Given data.

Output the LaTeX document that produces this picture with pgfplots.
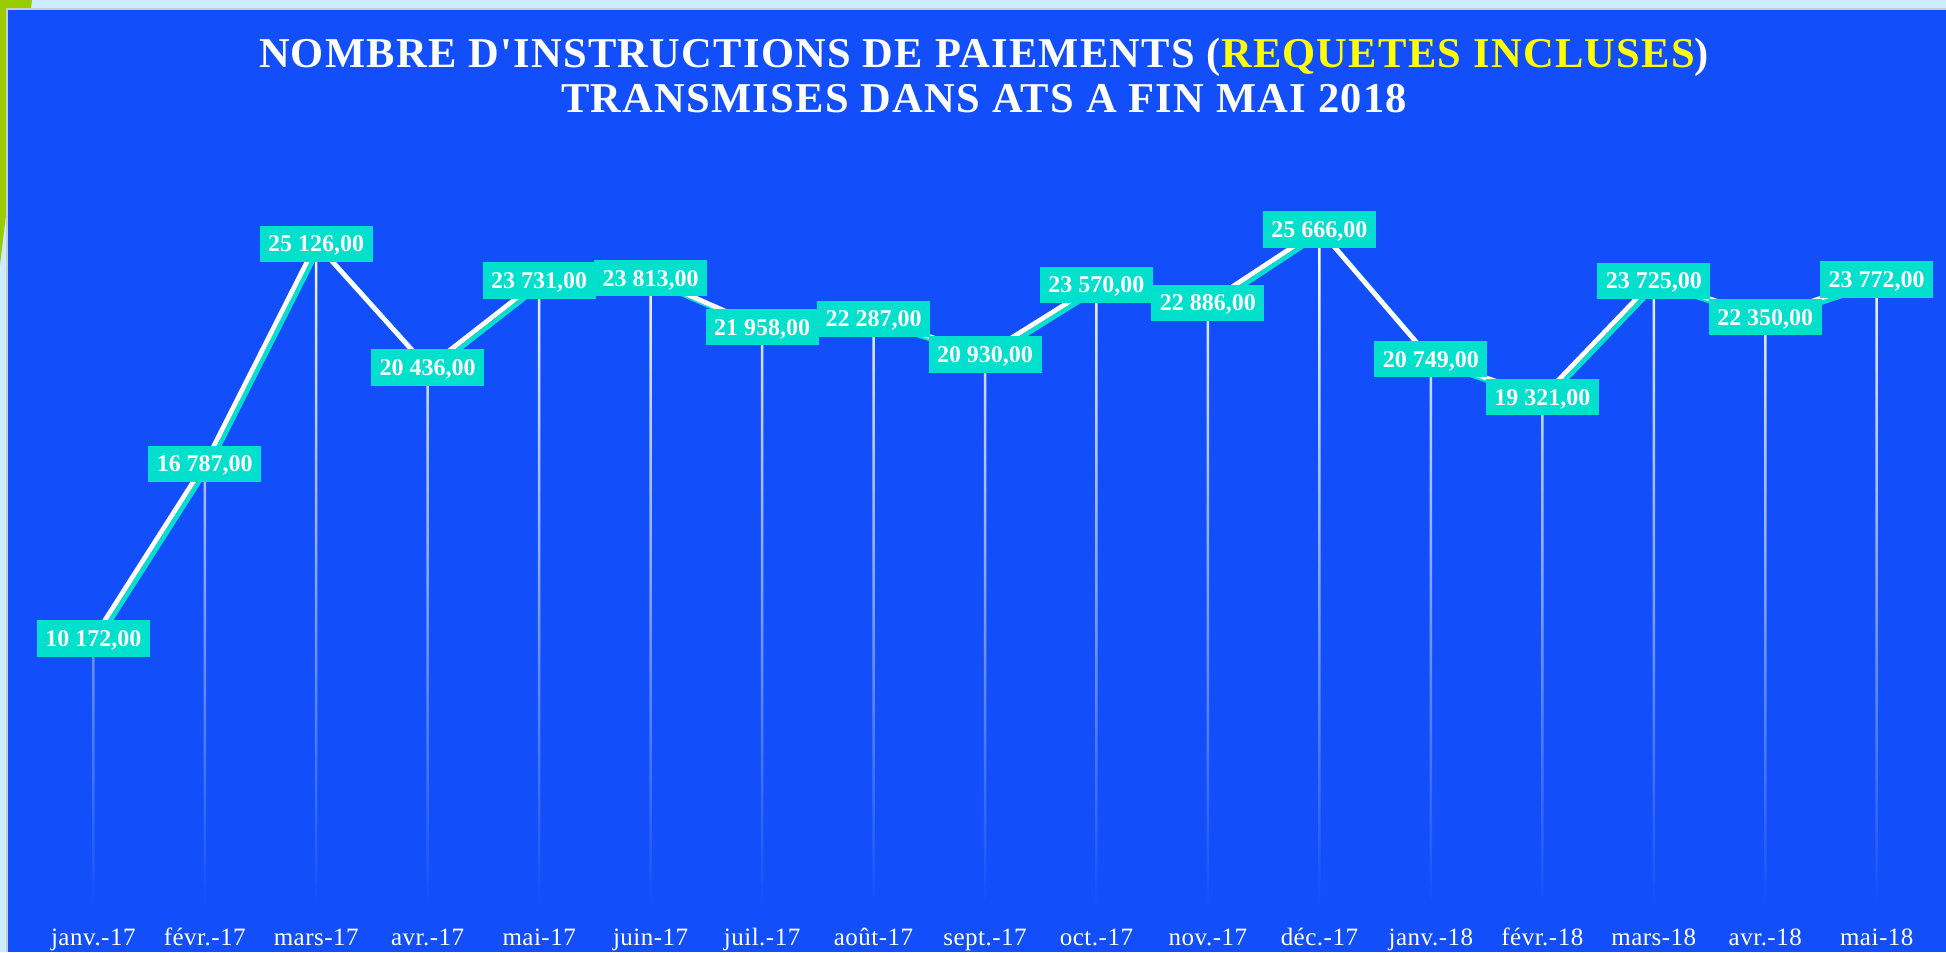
\documentclass[border=0pt]{standalone}
\usepackage{fontspec}
\setmainfont{Liberation Serif}
\newfontfamily\titlefont[LetterSpace=3]{Liberation Serif}
\newfontfamily\tickfont[LetterSpace=2]{Liberation Serif}
\usepackage{pgfplots}
\usepackage{pgfplotstable}
\pgfplotsset{compat=1.18}
\definecolor{bgblue}{RGB}{18,79,250}
\definecolor{frameblue}{RGB}{204,236,255}
\definecolor{leafgreen}{RGB}{153,204,0}
\definecolor{tealbox}{RGB}{0,224,204}
\definecolor{titleyellow}{RGB}{255,255,0}
\pgfplotstableread{
x y
0 10172
1 16787
2 25126
3 20436
4 23731
5 23813
6 21958
7 22287
8 20930
9 23570
10 22886
11 25666
12 20749
13 19321
14 23725
15 22350
16 23772
}\datatable
\begin{document}
\begin{tikzpicture}
\path[use as bounding box] (0pt,0pt) rectangle (778.4pt,-380.8pt);
\fill[frameblue] (0pt,0pt) rectangle (778.4pt,-380.8pt);
\fill[leafgreen] (0pt,0pt) -- (12.8pt,0pt) -- (0pt,-106pt) -- cycle;
\fill[bgblue] (2.8pt,-3.6pt) rectangle (778.4pt,-380.8pt);
\draw[black!20, line width=0.8pt] (2.8pt,-380.8pt) -- (2.8pt,-3.6pt) -- (778.4pt,-3.6pt);
\node[anchor=base, text=white, inner sep=0pt, font=\titlefont\bfseries\fontsize{17pt}{17pt}\selectfont] at (393.6pt,-26.8pt) {NOMBRE D'INSTRUCTIONS DE PAIEMENTS (\textcolor{titleyellow}{REQUETES INCLUSES})};
\node[anchor=base, text=white, inner sep=0pt, font=\titlefont\bfseries\fontsize{17pt}{17pt}\selectfont] at (393.6pt,-44.8pt) {TRANSMISES DANS ATS A FIN MAI 2018};
\begin{axis}[
  at={(37.32pt,-362.8pt)}, anchor=south west,
  scale only axis, width=713.36pt, height=316.8pt,
  xmin=0, xmax=16, ymin=0, ymax=30000,
  axis line style={draw=none},
  major tick length=0pt,
  ytick=\empty,
  xtick={0,...,16},
  xticklabels={janv.-17,févr.-17,mars-17,avr.-17,mai-17,juin-17,juil.-17,août-17,sept.-17,oct.-17,nov.-17,déc.-17,janv.-18,févr.-18,mars-18,avr.-18,mai-18},
  xticklabel style={font=\tickfont\fontsize{10pt}{10pt}\selectfont, text=white, anchor=base, yshift=-15.2pt},
  clip=false,
]
\addplot[ybar, bar width=1pt, draw=none, top color=white, middle color=white!88!bgblue, bottom color=bgblue] table {\datatable};
\addplot[tealbox, line width=1.8pt, xshift=1.4pt, yshift=-1.4pt, no marks] table {\datatable};
\addplot[white, line width=1.9pt, no marks] table {\datatable};
\addplot[draw=none, no marks,
  nodes near coords={\pgfmathprintnumber[fixed, fixed zerofill, precision=2, use comma, 1000 sep={\ }, assume math mode=true]{\pgfplotspointmeta}},
  nodes near coords style={fill=tealbox, text=white, anchor=center, font=\bfseries\fontsize{9.6pt}{9.6pt}\selectfont, inner xsep=3.4pt, inner ysep=4pt, text height=6.5pt, text depth=0pt}
] table {\datatable};
\end{axis}
\end{tikzpicture}
\end{document}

Work to do. Extract the full listing above verbatim; pictures are to be left out of the copy.

Result.
Output the LaTeX document that produces this picture with pgfplots.
\documentclass[border=0pt]{standalone}
\usepackage{fontspec}
\setmainfont{Liberation Serif}
\newfontfamily\titlefont[LetterSpace=3]{Liberation Serif}
\newfontfamily\tickfont[LetterSpace=2]{Liberation Serif}
\usepackage{pgfplots}
\usepackage{pgfplotstable}
\pgfplotsset{compat=1.18}
\definecolor{bgblue}{RGB}{18,79,250}
\definecolor{frameblue}{RGB}{204,236,255}
\definecolor{leafgreen}{RGB}{153,204,0}
\definecolor{tealbox}{RGB}{0,224,204}
\definecolor{titleyellow}{RGB}{255,255,0}
\pgfplotstableread{
x y
0 10172
1 16787
2 25126
3 20436
4 23731
5 23813
6 21958
7 22287
8 20930
9 23570
10 22886
11 25666
12 20749
13 19321
14 23725
15 22350
16 23772
}\datatable
\begin{document}
\begin{tikzpicture}
\path[use as bounding box] (0pt,0pt) rectangle (778.4pt,-380.8pt);
\fill[frameblue] (0pt,0pt) rectangle (778.4pt,-380.8pt);
\fill[leafgreen] (0pt,0pt) -- (12.8pt,0pt) -- (0pt,-106pt) -- cycle;
\fill[bgblue] (2.8pt,-3.6pt) rectangle (778.4pt,-380.8pt);
\draw[black!20, line width=0.8pt] (2.8pt,-380.8pt) -- (2.8pt,-3.6pt) -- (778.4pt,-3.6pt);
\node[anchor=base, text=white, inner sep=0pt, font=\titlefont\bfseries\fontsize{17pt}{17pt}\selectfont] at (393.6pt,-26.8pt) {NOMBRE D'INSTRUCTIONS DE PAIEMENTS (\textcolor{titleyellow}{REQUETES INCLUSES})};
\node[anchor=base, text=white, inner sep=0pt, font=\titlefont\bfseries\fontsize{17pt}{17pt}\selectfont] at (393.6pt,-44.8pt) {TRANSMISES DANS ATS A FIN MAI 2018};
\begin{axis}[
  at={(37.32pt,-362.8pt)}, anchor=south west,
  scale only axis, width=713.36pt, height=316.8pt,
  xmin=0, xmax=16, ymin=0, ymax=30000,
  axis line style={draw=none},
  major tick length=0pt,
  ytick=\empty,
  xtick={0,...,16},
  xticklabels={janv.-17,févr.-17,mars-17,avr.-17,mai-17,juin-17,juil.-17,août-17,sept.-17,oct.-17,nov.-17,déc.-17,janv.-18,févr.-18,mars-18,avr.-18,mai-18},
  xticklabel style={font=\tickfont\fontsize{10pt}{10pt}\selectfont, text=white, anchor=base, yshift=-15.2pt},
  clip=false,
]
\addplot[ybar, bar width=1pt, draw=none, top color=white, middle color=white!88!bgblue, bottom color=bgblue] table {\datatable};
\addplot[tealbox, line width=1.8pt, xshift=1.4pt, yshift=-1.4pt, no marks] table {\datatable};
\addplot[white, line width=1.9pt, no marks] table {\datatable};
\addplot[draw=none, no marks,
  nodes near coords={\pgfmathprintnumber[fixed, fixed zerofill, precision=2, use comma, 1000 sep={\ }, assume math mode=true]{\pgfplotspointmeta}},
  nodes near coords style={fill=tealbox, text=white, anchor=center, font=\bfseries\fontsize{9.6pt}{9.6pt}\selectfont, inner xsep=3.4pt, inner ysep=4pt, text height=6.5pt, text depth=0pt}
] table {\datatable};
\end{axis}
\end{tikzpicture}
\end{document}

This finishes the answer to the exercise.